The other day I was listening to some vintage rock on my morning walk, and a true classic showed up in the mix — My Generation by The Who. The song is arguably the greatest youth anthem ever recorded, and is especially memorable for two reasons: the line “hope I die before I get old,” and Roger Daltrey’s ferocious stutter on some of the words in the lyrics, like “f-f-f-fade away” and “s-s-s-say.” The credit for the lyric goes to Pete Townshend, The Who’s guitarist who wrote the song, but . . . why the terrific stutter?

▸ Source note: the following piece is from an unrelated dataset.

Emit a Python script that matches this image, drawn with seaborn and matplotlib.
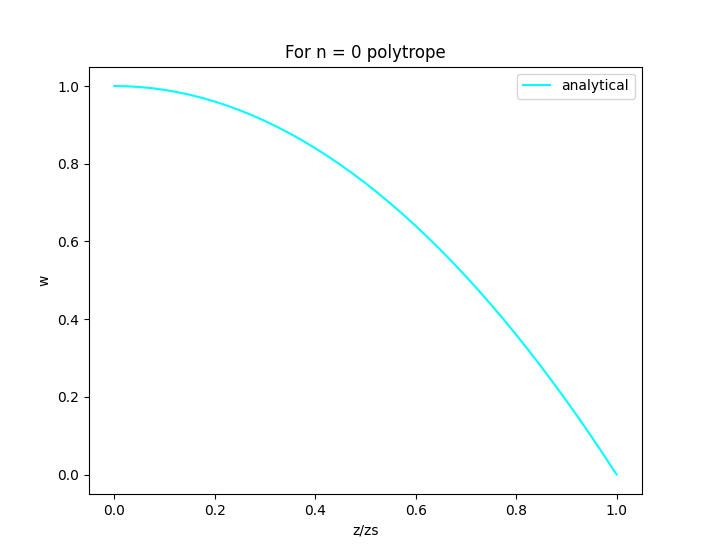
import matplotlib
matplotlib.use("Agg")
import matplotlib.pyplot as plt
import seaborn as sns
import pandas as pd

# Werte
z_rel = [0.0, 0.025, 0.05, 0.075, 0.1, 0.125, 0.15, 0.175, 0.2, 0.225, 0.25,
         0.275, 0.3, 0.325, 0.35, 0.375, 0.4, 0.425, 0.45, 0.475, 0.5,
         0.525, 0.55, 0.575, 0.6, 0.625, 0.65, 0.675, 0.7, 0.725, 0.75,
         0.775, 0.8, 0.825, 0.85, 0.875, 0.9, 0.925, 0.95, 0.975, 1.0]
w_vals = [1.0, 0.9994, 0.9975, 0.9944, 0.99, 0.9844, 0.9775, 0.9694, 0.96, 0.9494, 0.9375,
          0.9244, 0.91, 0.8944, 0.8775, 0.8594, 0.84, 0.8194, 0.7975, 0.7744, 0.75,
          0.7244, 0.6975, 0.6694, 0.64, 0.6094, 0.5775, 0.5444, 0.51, 0.4744, 0.4375,
          0.3994, 0.36, 0.3194, 0.2775, 0.2344, 0.19, 0.1444, 0.0975, 0.0494, 0.0]

df = pd.DataFrame({"z/zs": z_rel, "w": w_vals})

fig, ax = plt.subplots(figsize=(7.13, 5.55), dpi=100)
sns.lineplot(data=df, x="z/zs", y="w", color="cyan", label="analytical", ax=ax)
ax.set_title("For n = 0 polytrope")
ax.set_xlabel("z/zs")
ax.set_ylabel("w")
ax.legend(loc="upper right")
plt.savefig("out.png", dpi=100)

Apparently it was the product of one of those happy accidents that make for rock music legend. Daltrey recently explained that Townshend had originally written the song so that the “f” sound on “fade” would be held for a while, but when Daltrey performed it on one of the early takes of the track, he stuttered. He corrected that on the next take, but the group decided the stutter worked better in conveying the song’s aggressive message about frustrated and disaffected youth — and it does.
In the link above, The Stuttering Foundation declares My Generation as the most famous song with stuttering vocals, although Bachman Turner Overdrive’s You Ain’t Seen Nothing Yet also gets a mention. And Daltrey’s stuttering got attention at the time, too: the BBC originally banned the song from its airwaves because it was deemed offensive to people who stutter. That decision was later reversed, and My Generation ultimately reached number 2 in Great Britain. The song didn’t do much in the United States when it was released in 1965, however, and didn’t even make the Top 40. Only later did people start to recognize the powerful message of the song, and now My Generation is generally viewed as one of the greatest rock songs ever.
The stutter really gives the song a punch — although these days I focus more on that “hope I die before I get old” line.